━━ Given data ━━

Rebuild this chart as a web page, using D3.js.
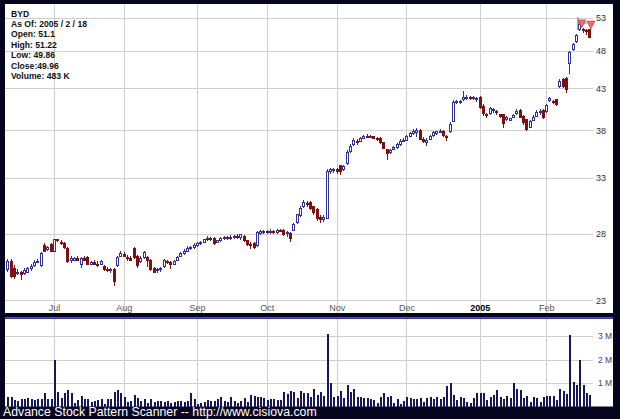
<!DOCTYPE html>
<html><head><meta charset="utf-8">
<script src="https://cdn.jsdelivr.net/npm/d3@7"></script>
<style>html,body{margin:0;padding:0;background:#05051f;}svg{display:block;}</style>
</head><body>
<script>
const infoLines = ["BYD","As Of: 2005 / 2 / 18","Open: 51.1","High: 51.22","Low: 49.86","Close:49.96","Volume: 483 K"];
const monthLabels = ["Jul","Aug","Sep","Oct","Nov","Dec","2005","Feb"];
const monthStartIdx = [14,35,57,78,99,120,142,162];
const priceTicks = [23,28,33,38,43,48,53];
const volTicks = [1,2,3];

const opens = [
25.2,25.8,25.3,24.9,25.0,24.9,25.0,25.3,25.5,25.8,
25.5,27.0,26.7,27.1,26.6,27.5,27.3,27.2,26.8,25.9,
25.9,26.0,25.6,26.0,26.1,25.6,25.7,25.6,25.6,25.4,
25.2,25.1,25.2,25.5,26.2,26.3,26.1,26.0,26.8,26.2,
25.8,26.1,26.1,25.9,25.3,25.1,25.2,25.4,25.8,25.7,
25.6,25.9,26.2,26.4,26.6,26.8,26.9,27.0,27.2,27.3,
27.5,27.6,27.6,27.3,27.4,27.6,27.7,27.6,27.7,27.8,
27.7,27.8,27.4,27.1,27.2,27.0,28.0,28.1,28.2,28.1,
28.2,28.1,28.3,28.3,28.0,28.0,28.3,28.9,29.5,30.3,
30.6,30.7,30.3,30.1,29.4,29.2,29.3,33.6,33.7,33.8,
34.2,33.8,34.4,35.7,36.4,36.8,36.8,37.1,37.3,37.2,
37.3,37.1,37.1,36.6,35.9,35.6,35.9,36.1,36.4,36.8,
36.9,37.3,37.6,37.7,38.0,37.0,36.6,37.0,37.4,37.6,
37.8,37.9,37.3,37.8,39.0,41.2,41.2,41.6,41.8,41.8,
41.7,41.6,41.8,40.8,39.8,39.9,40.3,40.2,39.8,39.8,
39.2,39.1,39.5,39.9,40.3,39.6,39.2,38.3,39.1,39.6,
40.0,40.3,40.2,41.5,41.4,41.6,43.2,44.2,44.3,46.3,
48.2,49.4,51.2,51.2,51.0,51.1];
const closes = [
25.8,24.7,24.7,25.0,24.8,25.1,25.3,25.4,25.7,25.8,
26.4,26.6,26.9,26.6,27.5,27.4,27.2,26.9,25.8,26.0,
26.0,25.9,26.0,25.9,25.6,25.7,25.6,25.5,25.8,25.2,
25.1,25.2,24.3,26.1,26.4,26.2,26.0,25.9,26.1,25.5,
26.0,26.5,25.9,25.2,25.0,25.2,25.3,25.9,25.7,25.6,
25.8,26.1,26.4,26.6,26.8,26.9,27.0,27.2,27.3,27.5,
27.6,27.5,27.2,27.4,27.6,27.7,27.6,27.7,27.8,27.7,
27.9,27.4,27.1,27.0,26.9,28.1,28.2,28.2,28.1,28.2,
28.1,28.3,28.2,27.9,28.1,27.6,28.8,29.6,30.2,30.7,
30.5,30.2,29.8,29.3,29.2,29.4,33.6,33.8,33.8,33.6,
33.6,34.1,35.6,36.2,36.9,36.6,37.1,37.3,37.2,37.3,
37.1,37.0,36.6,36.0,35.5,35.8,36.1,36.4,36.8,36.9,
37.3,37.6,37.9,38.0,37.0,36.8,36.9,37.3,37.7,37.8,
37.9,37.4,37.2,38.7,41.2,41.3,41.3,41.9,41.9,41.7,
41.8,41.7,40.6,39.9,39.7,40.5,40.4,40.0,39.6,38.8,
39.4,39.3,39.7,40.2,39.5,38.9,38.1,39.0,39.5,40.0,
40.1,39.5,40.9,41.7,41.2,41.0,43.9,43.2,42.8,47.8,
49.0,50.3,51.9,51.0,50.8,49.96];
const highs = [
26.0,26.0,25.5,25.2,25.1,25.3,25.4,25.6,25.9,26.0,
26.5,27.2,27.0,27.2,27.6,27.6,27.5,27.3,26.9,26.2,
26.1,26.2,26.1,26.2,26.2,25.8,25.9,25.8,25.9,25.5,
25.4,25.3,25.3,26.2,26.6,26.5,26.3,26.2,26.9,26.3,
26.2,26.6,26.2,26.0,25.4,25.3,25.4,26.0,25.9,25.8,
25.9,26.2,26.5,26.8,27.0,27.0,27.2,27.3,27.4,27.6,
27.8,27.7,27.7,27.5,27.7,27.8,27.8,27.9,27.9,28.0,
28.0,27.9,27.5,27.3,27.3,28.2,28.3,28.3,28.3,28.4,
28.3,28.4,28.4,28.4,28.2,28.1,28.9,29.7,30.4,30.9,
30.8,30.8,30.4,30.2,29.6,29.6,33.9,34.0,34.0,34.0,
34.3,34.3,35.8,36.5,37.1,37.0,37.2,37.5,37.6,37.5,
37.4,37.2,37.2,36.7,36.0,36.0,36.3,36.6,37.0,37.1,
37.5,37.8,38.1,38.3,38.1,37.3,37.1,37.5,37.9,37.9,
38.1,38.0,37.5,38.9,41.5,41.6,41.5,42.6,42.1,42.0,
42.0,41.9,42.0,41.0,40.0,40.7,40.6,40.3,39.9,39.9,
39.6,39.4,39.9,40.4,40.4,39.7,39.3,39.2,39.7,40.3,
40.5,40.4,41.0,41.9,41.5,41.7,44.2,44.3,44.4,48.0,
49.2,50.5,52.3,51.4,51.2,51.22];
const lows = [
25.0,24.6,24.5,24.8,24.4,24.8,24.9,25.1,25.4,25.7,
25.4,26.5,26.6,26.5,26.5,27.3,27.1,26.8,25.7,25.7,
25.8,25.8,25.3,25.8,25.5,25.5,25.5,25.4,25.5,25.1,
25.0,24.9,24.0,25.4,26.1,26.1,25.8,25.8,26.0,25.3,
25.7,26.0,25.4,25.1,24.9,24.9,25.0,25.3,25.6,25.2,
25.5,25.8,26.1,26.3,26.5,26.7,26.8,26.9,27.1,27.2,
27.4,27.4,27.1,27.2,27.3,27.5,27.5,27.5,27.6,27.6,
27.5,27.3,27.0,26.8,26.8,26.9,27.9,28.0,28.0,28.0,
28.0,28.0,28.1,27.8,27.7,27.3,28.2,28.8,29.4,30.2,
30.3,30.0,29.6,29.1,28.9,29.0,29.2,33.4,33.5,33.4,
33.3,33.7,34.3,35.5,36.3,36.4,36.7,37.0,37.1,37.1,
37.0,36.8,36.5,35.9,34.8,35.4,35.8,36.0,36.3,36.7,
36.8,37.2,37.5,37.3,36.9,36.6,36.3,36.9,37.3,37.5,
37.7,37.3,36.8,37.7,38.9,41.0,41.0,41.4,41.6,41.5,
41.5,41.3,40.5,39.6,39.4,39.7,40.0,39.8,39.4,38.2,
39.0,39.0,39.4,39.8,39.4,38.6,37.9,38.2,39.0,39.5,
39.8,39.3,40.0,41.3,41.0,40.8,43.0,43.0,42.4,44.9,
48.0,49.2,51.0,50.6,50.3,49.86];
const volumes = [
0.42,0.42,0.28,0.22,0.32,0.32,0.36,0.32,0.28,0.32,
0.32,0.56,0.32,0.32,1.99,0.60,0.36,0.56,0.69,0.56,
0.14,0.28,0.46,0.32,0.32,0.18,0.22,0.28,0.32,0.11,
0.32,0.32,0.60,0.69,0.56,0.42,0.18,0.25,0.50,0.36,
0.25,0.32,0.14,0.32,0.18,0.25,0.22,0.18,0.22,0.14,
0.18,0.22,0.22,0.18,0.25,0.56,0.32,0.11,0.14,0.18,
0.28,0.22,0.25,0.32,0.39,0.25,0.18,0.42,0.22,0.14,
0.22,0.36,0.18,0.49,0.46,0.42,0.42,0.36,0.28,0.32,
0.32,0.28,0.28,0.60,0.53,0.64,0.60,0.36,0.67,0.56,
0.56,0.39,0.73,0.49,0.63,0.45,3.10,0.98,0.42,0.45,
0.67,0.35,0.91,0.63,0.73,0.42,0.39,0.35,0.35,0.31,
0.28,0.17,0.39,0.59,0.39,0.45,0.17,0.31,0.11,0.25,
0.42,0.35,0.31,0.31,0.35,0.21,0.35,0.39,0.31,0.39,
0.31,0.39,0.87,0.98,0.49,0.28,0.39,0.35,0.21,0.17,
0.35,0.59,0.59,0.59,0.28,0.42,0.49,0.70,0.39,0.31,
0.45,0.35,1.00,0.73,0.70,0.35,0.45,0.21,0.39,0.35,
0.21,0.39,0.45,0.45,0.45,0.28,0.73,0.67,0.53,3.05,
1.05,0.91,1.99,0.91,0.59,0.483];

const W = 620, H = 419;
const svg = d3.select("body").append("svg").attr("width", W).attr("height", H);
svg.append("rect").attr("width", W).attr("height", H).attr("fill", "#05051f");

// panels
svg.append("rect").attr("x",5).attr("y",4).attr("width",608).attr("height",309).attr("fill","#fff");
svg.append("rect").attr("x",5).attr("y",317.5).attr("width",608).attr("height",89).attr("fill","#fff");
svg.append("rect").attr("x",5).attr("y",317.5).attr("width",608).attr("height",1.5).attr("fill","#3434a8");

const idx = d3.range(opens.length);
const x = d3.scaleLinear().domain([0, 175]).range([7.4, 589.4]);
const y = d3.scaleLog().domain([23, 53]).range([300.3, 17.5]);
const v = d3.scaleLinear().domain([0, 3]).range([406.5, 336]);

const gridColor = "#cfcfcf";
const labelFont = "Liberation Sans, Arial, sans-serif";

// price grid + right labels
const pAxis = svg.append("g").attr("transform","translate(5,0)")
  .call(d3.axisRight(y).tickValues(priceTicks).tickFormat(d3.format("d")).tickSize(588).tickPadding(3));
pAxis.select(".domain").remove();
pAxis.selectAll("line").attr("stroke", gridColor).attr("shape-rendering","crispEdges");
pAxis.selectAll("text").attr("font-family", labelFont).attr("font-size", 9).attr("fill", "#333");

// month grid (top panel)
const mGrid = svg.append("g").attr("transform","translate(0,4)")
  .call(d3.axisBottom(x).tickValues(monthStartIdx).tickSize(309).tickFormat(""));
mGrid.select(".domain").remove();
mGrid.selectAll("line").attr("stroke", gridColor).attr("shape-rendering","crispEdges");

// month labels
const mLab = svg.append("g").attr("transform","translate(0,302)")
  .call(d3.axisBottom(x).tickValues(monthStartIdx).tickSize(0).tickPadding(3)
    .tickFormat((d,i) => monthLabels[i]));
mLab.select(".domain").remove();
mLab.selectAll("text").attr("font-family", labelFont).attr("font-size", 9)
  .attr("fill", (d,i) => monthLabels[i] === "2005" ? "#000" : "#555")
  .attr("font-weight", (d,i) => monthLabels[i] === "2005" ? "bold" : "normal");

// volume grid
const vAxis = svg.append("g").attr("transform","translate(5,0)")
  .call(d3.axisRight(v).tickValues(volTicks).tickFormat(d => d + " M").tickSize(588).tickPadding(5));
vAxis.select(".domain").remove();
vAxis.selectAll("line").attr("stroke", gridColor).attr("shape-rendering","crispEdges");
vAxis.selectAll("text").attr("font-family", labelFont).attr("font-size", 8.5).attr("fill", "#3a3a70");

const vGrid = svg.append("g").attr("transform","translate(0,319)")
  .call(d3.axisBottom(x).tickValues(monthStartIdx).tickSize(88).tickFormat(""));
vGrid.select(".domain").remove();
vGrid.selectAll("line").attr("stroke", gridColor).attr("shape-rendering","crispEdges");

// info text
const info = svg.append("g").attr("font-family", labelFont).attr("font-size", 8.6).attr("font-weight","bold").attr("fill","#111");
info.selectAll("text").data(infoLines).join("text")
  .attr("x", 11).attr("y", (d,i) => 16.6 + i*10.4).text(d => d);

// candles
const upCol = "#30309a", dnCol = "#7e1010";
const cg = svg.append("g").attr("shape-rendering","crispEdges");
cg.selectAll("line.wick").data(idx).join("line").attr("class","wick")
  .attr("x1", i => Math.round(x(i)) + 0.5).attr("x2", i => Math.round(x(i)) + 0.5)
  .attr("y1", i => y(highs[i])).attr("y2", i => y(lows[i]))
  .attr("stroke", i => closes[i] >= opens[i] ? upCol : dnCol);
cg.selectAll("rect.body").data(idx).join("rect").attr("class","body")
  .attr("x", i => Math.round(x(i)) - 0.5)
  .attr("width", 2)
  .attr("y", i => y(Math.max(opens[i], closes[i])))
  .attr("height", i => Math.max(1, y(Math.min(opens[i], closes[i])) - y(Math.max(opens[i], closes[i]))))
  .attr("fill", i => closes[i] >= opens[i] ? "#fff" : dnCol)
  .attr("stroke", i => closes[i] >= opens[i] ? upCol : dnCol)
  .attr("stroke-width", 1);

// pattern markers on last days
const mk = svg.append("g");
const lastI = opens.length - 1;
mk.append("path")
  .attr("d", `M${x(lastI-3)-1.5},${y(highs[lastI-3])-5} v13 M${x(lastI-3)-1.5},${y(highs[lastI-3])+1} h9`)
  .attr("stroke","#555").attr("fill","none").attr("stroke-width",0.8);
[lastI-2, lastI].forEach((i, k) => {
  const cx = x(i) + (k === 0 ? -1 : 1.5), ty = y(highs[i]) - 8;
  mk.append("path").attr("d", `M${cx-4},${ty} L${cx+4},${ty} L${cx},${ty+8} Z`)
    .attr("fill","#f06a6a").attr("stroke","#b03a3a").attr("stroke-width",0.6);
});

// volume bars
svg.append("g").attr("shape-rendering","crispEdges").selectAll("rect").data(idx).join("rect")
  .attr("x", i => Math.round(x(i)) - 0.5).attr("width", 2)
  .attr("y", i => v(volumes[i])).attr("height", i => v(0) - v(volumes[i]))
  .attr("fill", "#16165a");

// footer
svg.append("text").attr("x", 3).attr("y", 416).attr("font-family", labelFont)
  .attr("font-size", 12.3).attr("fill", "#fff")
  .text("Advance Stock Pattern Scanner -- http://www.cisiova.com");
</script>
</body></html>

━━━

**Given task:** Write out nothing but the lines from the start of the data through the line with "const volTicks = [1,2,3];". Leave out the pictures.

**Response below:**
Rebuild this chart as a web page, using D3.js.
<!DOCTYPE html>
<html><head><meta charset="utf-8">
<script src="https://cdn.jsdelivr.net/npm/d3@7"></script>
<style>html,body{margin:0;padding:0;background:#05051f;}svg{display:block;}</style>
</head><body>
<script>
const infoLines = ["BYD","As Of: 2005 / 2 / 18","Open: 51.1","High: 51.22","Low: 49.86","Close:49.96","Volume: 483 K"];
const monthLabels = ["Jul","Aug","Sep","Oct","Nov","Dec","2005","Feb"];
const monthStartIdx = [14,35,57,78,99,120,142,162];
const priceTicks = [23,28,33,38,43,48,53];
const volTicks = [1,2,3];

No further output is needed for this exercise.